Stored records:

========

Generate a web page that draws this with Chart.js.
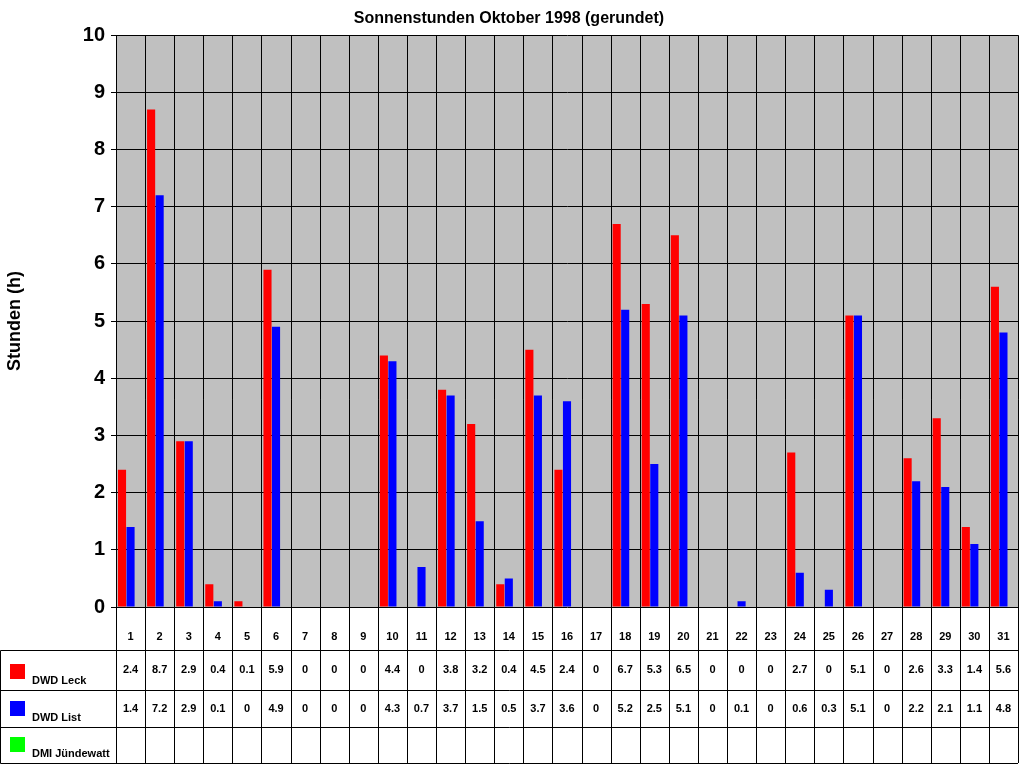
<!DOCTYPE html>
<html><head><meta charset="utf-8">
<script src="https://cdn.jsdelivr.net/npm/chart.js@4/dist/chart.umd.min.js"></script>
<style>html,body{margin:0;padding:0;background:#fff}#wrap{width:1024px;height:768px}</style>
</head><body><div id="wrap"><canvas id="c" width="1024" height="768"></canvas></div>
<script>
const days = ["1","2","3","4","5","6","7","8","9","10","11","12","13","14","15","16","17","18","19","20","21","22","23","24","25","26","27","28","29","30","31"];
const leck = [2.4,8.7,2.9,0.4,0.1,5.9,0,0,0,4.4,0,3.8,3.2,0.4,4.5,2.4,0,6.7,5.3,6.5,0,0,0,2.7,0,5.1,0,2.6,3.3,1.4,5.6];
const list = [1.4,7.2,2.9,0.1,0,4.9,0,0,0,4.3,0.7,3.7,1.5,0.5,3.7,3.6,0,5.2,2.5,5.1,0,0.1,0,0.6,0.3,5.1,0,2.2,2.1,1.1,4.8];
const dmi = [];
const seriesNames = ["DWD Leck","DWD List","DMI Jündewatt"];
const seriesColors = ["#FF0000","#0000FF","#00FF00"];
const seriesData = [leck, list, dmi];

const tablePlugin = {
  id:'tbl',
  beforeDraw(chart){
    const {ctx, chartArea:a} = chart;
    ctx.save(); ctx.fillStyle='#C0C0C0'; ctx.fillRect(a.left,a.top,a.right-a.left,a.bottom-a.top); ctx.restore();
  },
  afterDatasetsDraw(chart){
    const {ctx, chartArea:a} = chart;
    const x = chart.scales.x;
    const n = days.length, w = (a.right-a.left)/n;
    ctx.save();
    ctx.strokeStyle='#000'; ctx.lineWidth=1;
    // vertical grid in plot
    for(let i=0;i<=n;i++){const xx=Math.round(a.left+i*w)+0.5;ctx.beginPath();ctx.moveTo(xx,a.top);ctx.lineTo(xx,763);ctx.stroke();}
    const rows=[650,690,727,763];
    ctx.beginPath();ctx.moveTo(0.5,650.5);ctx.lineTo(a.right,650.5);ctx.stroke();
    ctx.beginPath();ctx.moveTo(0.5,690.5);ctx.lineTo(a.right,690.5);ctx.stroke();
    ctx.beginPath();ctx.moveTo(0.5,727.5);ctx.lineTo(a.right,727.5);ctx.stroke();
    ctx.beginPath();ctx.moveTo(0.5,763.5);ctx.lineTo(a.right,763.5);ctx.stroke();
    ctx.beginPath();ctx.moveTo(0.5,650.5);ctx.lineTo(0.5,763.5);ctx.stroke();
    ctx.beginPath();ctx.moveTo(a.left+0.5,a.bottom);ctx.lineTo(a.left+0.5,763.5);ctx.stroke();
    ctx.font='bold 11px Arial, "Liberation Sans", sans-serif';
    ctx.fillStyle='#000'; ctx.textAlign='center'; ctx.textBaseline='alphabetic';
    days.forEach((d,i)=>ctx.fillText(d, x.getPixelForValue(i), 640));
    seriesData.forEach((arr,r)=>{
      const yb = rows[r+1]-6;
      ctx.fillStyle=seriesColors[r]; ctx.fillRect(10, yb-20, 15, 15);
      ctx.fillStyle='#000'; ctx.textAlign='left'; ctx.fillText(seriesNames[r], 32, yb);
      ctx.textAlign='center';
      arr.forEach((v,i)=>ctx.fillText(String(v), x.getPixelForValue(i), rows[r]+(rows[r+1]-rows[r])/2+3));
    });
    ctx.restore();
  }
};

new Chart(document.getElementById('c'), {
  type:'bar',
  data:{labels:days, datasets:seriesData.map((d,i)=>({label:seriesNames[i], data:d, backgroundColor:seriesColors[i], borderWidth:0}))},
  options:{
    responsive:false, animation:false,
    layout:{padding:{left:0,right:6,top:0,bottom:161}},
    categoryPercentage:0.88, barPercentage:0.95,
    plugins:{legend:{display:false}, tooltip:{enabled:false},
      title:{display:true,text:'Sonnenstunden Oktober 1998 (gerundet)',color:'#000',font:{family:'Arial, "Liberation Sans"',size:16,weight:'bold'},padding:{top:9,bottom:7}}},
    scales:{
      x:{display:false},
      y:{min:0,max:10,ticks:{stepSize:1,color:'#000',font:{family:'Arial, "Liberation Sans"',size:20,weight:'bold'},padding:6},
        grid:{color:'#000',drawTicks:true,tickLength:5},border:{color:'#000'},
        title:{display:true,text:'Stunden (h)',color:'#000',font:{family:'Arial, "Liberation Sans"',size:18,weight:'bold'}},
        afterFit(s){s.width=116;}}
    }
  },
  plugins:[tablePlugin]
});
</script></body></html>
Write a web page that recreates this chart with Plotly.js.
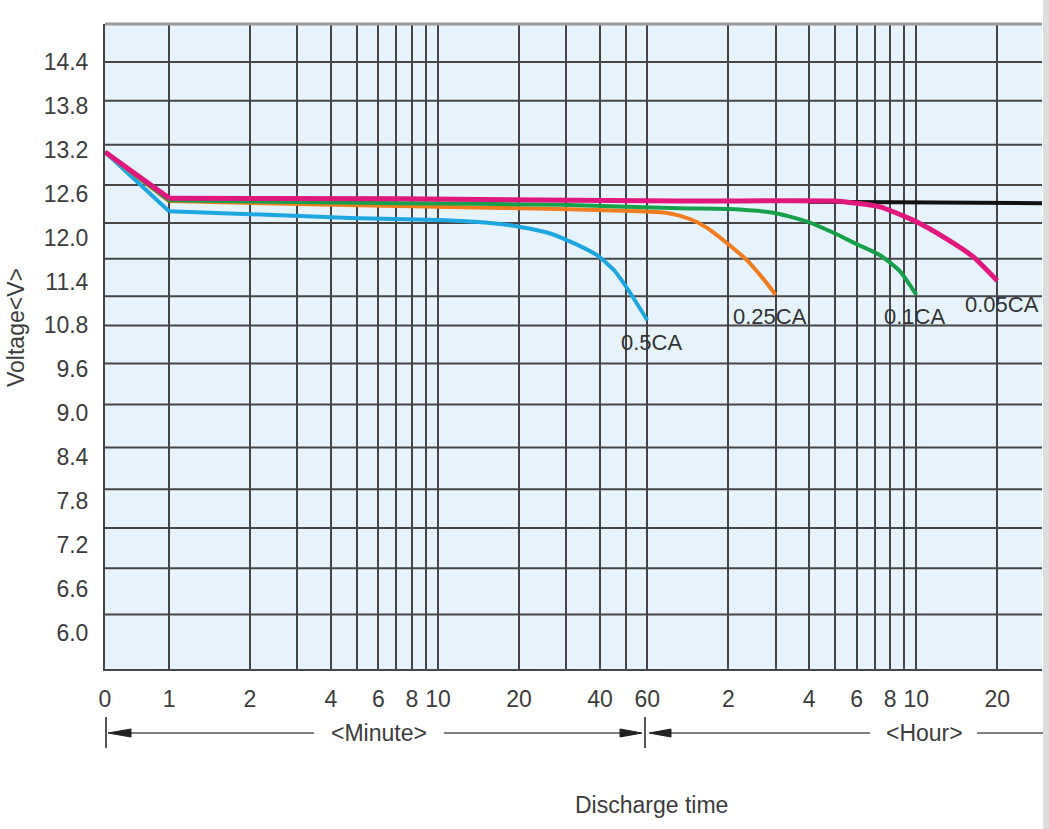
<!DOCTYPE html>
<html><head><meta charset="utf-8">
<script src="https://cdn.plot.ly/plotly-3.0.1.min.js"></script>
<style>html,body{margin:0;padding:0;background:#fff}#chart{width:1049px;height:829px}</style>
</head><body><div id="chart"></div>
<script>
// Discharge time in minutes, voltage in V
const t05  = [0, 1, 2, 4.7, 10, 15.6, 20, 25.4, 30, 39, 45.5, 51.7, 60];
const v05  = [13.17, 12.36, 12.32, 12.27, 12.24, 12.20, 12.15, 12.07, 11.97, 11.76, 11.54, 11.25, 10.87];
const t025 = [0, 1, 3, 11, 28, 56, 70, 79, 92, 105, 121, 141, 160, 180];
const v025 = [13.17, 12.50, 12.46, 12.42, 12.39, 12.36, 12.34, 12.30, 12.21, 12.08, 11.90, 11.69, 11.46, 11.22];
const t01  = [0, 1, 7.2, 29, 79, 121, 176, 240, 294, 361, 440, 522, 600];
const v01  = [13.17, 12.51, 12.47, 12.45, 12.40, 12.39, 12.34, 12.21, 12.07, 11.91, 11.76, 11.54, 11.22];
const t005 = [0, 1, 7.2, 79, 294, 360, 440, 583, 780, 975, 1200];
const v005 = [13.17, 12.54, 12.53, 12.50, 12.50, 12.47, 12.42, 12.24, 11.98, 11.74, 11.41];
const tBlack = [240, 1760];
const vBlack = [12.49, 12.47];

const curveLabels = ['0.5CA', '0.25CA', '0.1CA', '0.05CA'];
const curveColors = ['#1ea6e0', '#ef7d1f', '#17a04c', '#e0177d'];

// x tick labels (minutes then hours) and grid positions (minutes)
const xTickMinutes = [0, 1, 2, 4, 6, 8, 10, 20, 40, 60, 120, 240, 360, 480, 600, 1200];
const xTickText    = ['0', '1', '2', '4', '6', '8', '10', '20', '40', '60', '2', '4', '6', '8', '10', '20'];
const xGridMinutes = [1, 2, 3, 4, 5, 6, 7, 8, 9, 10, 20, 30, 40, 50, 60, 120, 180, 240, 300, 360, 420, 480, 540, 600, 1200];

// y tick labels as printed (evenly spaced) and the printed horizontal grid rules
const yTickText = ['14.4', '13.8', '13.2', '12.6', '12.0', '11.4', '10.8', '9.6', '9.0', '8.4', '7.8', '7.2', '6.6', '6.0'];
const yGridVals = [14.4, 13.87, 13.27, 12.72, 12.20, 11.71, 11.20, 10.80, 10.28, 9.72, 9.13, 8.56, 8.03, 7.48, 6.85];

// axis scale: linear from 0 to 1 min, logarithmic after
const U0 = -0.238;
function u(t) { return t >= 1 ? Math.log10(t) : U0 * (1 - t); }
const xMaxMin = 1760;

const yTickVals = yTickText.map((s, i) => 14.4 - i * 0.6);
const xTickVals = [], xTickLabels = [];
const allX = Array.from(new Set(xTickMinutes.concat(xGridMinutes))).sort((a, b) => a - b);
allX.forEach(m => {
  xTickVals.push(u(m));
  const k = xTickMinutes.indexOf(m);
  xTickLabels.push(k >= 0 ? xTickText[k] : '');
});

const series = [[t05, v05], [t025, v025], [t01, v01], [t005, v005]];
const traces = [{
  x: tBlack.map(u), y: vBlack, mode: 'lines', line: {color: '#111', width: 4}, hoverinfo: 'skip'
}];
series.forEach((s, i) => {
  const w = i === 3 ? 5 : 4;
  // straight initial drop (0 -> 1 min)
  traces.push({x: s[0].slice(0, 2).map(u), y: s[1].slice(0, 2), mode: 'lines', name: curveLabels[i],
    line: {color: curveColors[i], width: w}});
  // smooth discharge curve from 1 min on
  traces.push({x: s[0].slice(1).map(u), y: s[1].slice(1), mode: 'lines', name: curveLabels[i],
    line: {color: curveColors[i], width: w, shape: 'spline', smoothing: 0.6}});
});

const FONT = 'Liberation Sans, Arial, sans-serif';
const TXT = '#3c3c3c';
// pixel -> paper helpers for annotation/ornament placement
const PL = 105, PR = 1042, PT = 24, PB = 669;
const px = x => (x - PL) / (PR - PL);
const py = y => (PB - y) / (PB - PT);

const shapes = [];
yGridVals.forEach(v => shapes.push({type: 'line', xref: 'paper', yref: 'y', x0: 0, x1: 1, y0: v, y1: v,
  line: {color: '#454545', width: 2}, layer: 'below'}));
// top border
shapes.push({type: 'line', xref: 'paper', yref: 'paper', x0: 0, x1: 1, y0: 1, y1: 1, line: {color: '#9a9a9a', width: 3}});
// right grey band
shapes.push({type: 'rect', xref: 'paper', yref: 'paper', x0: px(1043), x1: px(1050), y0: py(830), y1: py(-1),
  fillcolor: '#dedede', line: {width: 0}});
// range brackets below the axis
const ay = py(733);
const bars = [106, 645];
bars.forEach(b => shapes.push({type: 'line', xref: 'paper', yref: 'paper', x0: px(b), x1: px(b), y0: py(717), y1: py(748),
  line: {color: '#555', width: 2}}));
[[130, 314], [444, 622], [668, 870], [977, 1043]].forEach(seg => shapes.push({type: 'line', xref: 'paper', yref: 'paper',
  x0: px(seg[0]), x1: px(seg[1]), y0: ay, y1: ay, line: {color: '#555', width: 1.5}}));
function tri(tip, base) {
  return `M ${px(tip)} ${ay} L ${px(base)} ${py(729)} L ${px(base)} ${py(737)} Z`;
}
[[108, 131], [642, 620], [649, 671]].forEach(a => shapes.push({type: 'path', xref: 'paper', yref: 'paper',
  path: tri(a[0], a[1]), fillcolor: '#222', line: {color: '#222', width: 1}}));

const annotations = [];
const labelPos = [[651, 342], [770, 316], [914, 316], [1002, 304]];
curveLabels.forEach((c, i) => annotations.push({text: c, xref: 'paper', yref: 'paper', x: px(labelPos[i][0]), y: py(labelPos[i][1]),
  showarrow: false, xanchor: 'center', yanchor: 'middle', font: {family: FONT, size: 22, color: '#333'}}));
annotations.push({text: '&lt;Minute&gt;', xref: 'paper', yref: 'paper', x: px(379), y: ay, showarrow: false,
  xanchor: 'center', yanchor: 'middle', font: {family: FONT, size: 23, color: TXT}});
annotations.push({text: '&lt;Hour&gt;', xref: 'paper', yref: 'paper', x: px(924), y: ay, showarrow: false,
  xanchor: 'center', yanchor: 'middle', font: {family: FONT, size: 23, color: TXT}});
annotations.push({text: 'Discharge time', xref: 'paper', yref: 'paper', x: px(651), y: py(805), showarrow: false,
  xanchor: 'center', yanchor: 'middle', font: {family: FONT, size: 23, color: TXT}});
annotations.push({text: 'Voltage&lt;V&gt;', xref: 'paper', yref: 'paper', x: px(16), y: py(328), showarrow: false,
  textangle: -90, xanchor: 'center', yanchor: 'middle', font: {family: FONT, size: 23, color: TXT}});

const layout = {
  width: 1049, height: 829,
  margin: {l: PL, r: 1049 - PR, t: PT, b: 829 - PB, pad: 0},
  paper_bgcolor: '#ffffff', plot_bgcolor: '#e6f3fc',
  showlegend: false,
  xaxis: {
    range: [U0, Math.log10(xMaxMin)], tickvals: xTickVals, ticktext: xTickLabels,
    showgrid: true, gridcolor: '#454545', gridwidth: 2, zeroline: false,
    showline: true, linecolor: '#454545', linewidth: 2, ticks: '', ticklabelstandoff: 8,
    tickfont: {family: FONT, size: 23, color: TXT}, fixedrange: true
  },
  yaxis: {
    range: [6.104, 14.92], tickvals: yTickVals, ticktext: yTickText,
    showgrid: false, zeroline: false, showline: true, linecolor: '#454545', linewidth: 2,
    ticks: '', ticklabelstandoff: 10,
    tickfont: {family: FONT, size: 23, color: TXT}, fixedrange: true
  },
  shapes: shapes, annotations: annotations
};

Plotly.newPlot('chart', traces, layout, {displayModeBar: false, staticPlot: true});
</script>
</body></html>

========

**Direction**.
Only the lines from the top of the data through the line with "const seriesData = [leck, list, dmi];" should be quoted, exactly and with both ends kept; skip the pictures.

**Written solution**.
Generate a web page that draws this with Chart.js.
<!DOCTYPE html>
<html><head><meta charset="utf-8">
<script src="https://cdn.jsdelivr.net/npm/chart.js@4/dist/chart.umd.min.js"></script>
<style>html,body{margin:0;padding:0;background:#fff}#wrap{width:1024px;height:768px}</style>
</head><body><div id="wrap"><canvas id="c" width="1024" height="768"></canvas></div>
<script>
const days = ["1","2","3","4","5","6","7","8","9","10","11","12","13","14","15","16","17","18","19","20","21","22","23","24","25","26","27","28","29","30","31"];
const leck = [2.4,8.7,2.9,0.4,0.1,5.9,0,0,0,4.4,0,3.8,3.2,0.4,4.5,2.4,0,6.7,5.3,6.5,0,0,0,2.7,0,5.1,0,2.6,3.3,1.4,5.6];
const list = [1.4,7.2,2.9,0.1,0,4.9,0,0,0,4.3,0.7,3.7,1.5,0.5,3.7,3.6,0,5.2,2.5,5.1,0,0.1,0,0.6,0.3,5.1,0,2.2,2.1,1.1,4.8];
const dmi = [];
const seriesNames = ["DWD Leck","DWD List","DMI Jündewatt"];
const seriesColors = ["#FF0000","#0000FF","#00FF00"];
const seriesData = [leck, list, dmi];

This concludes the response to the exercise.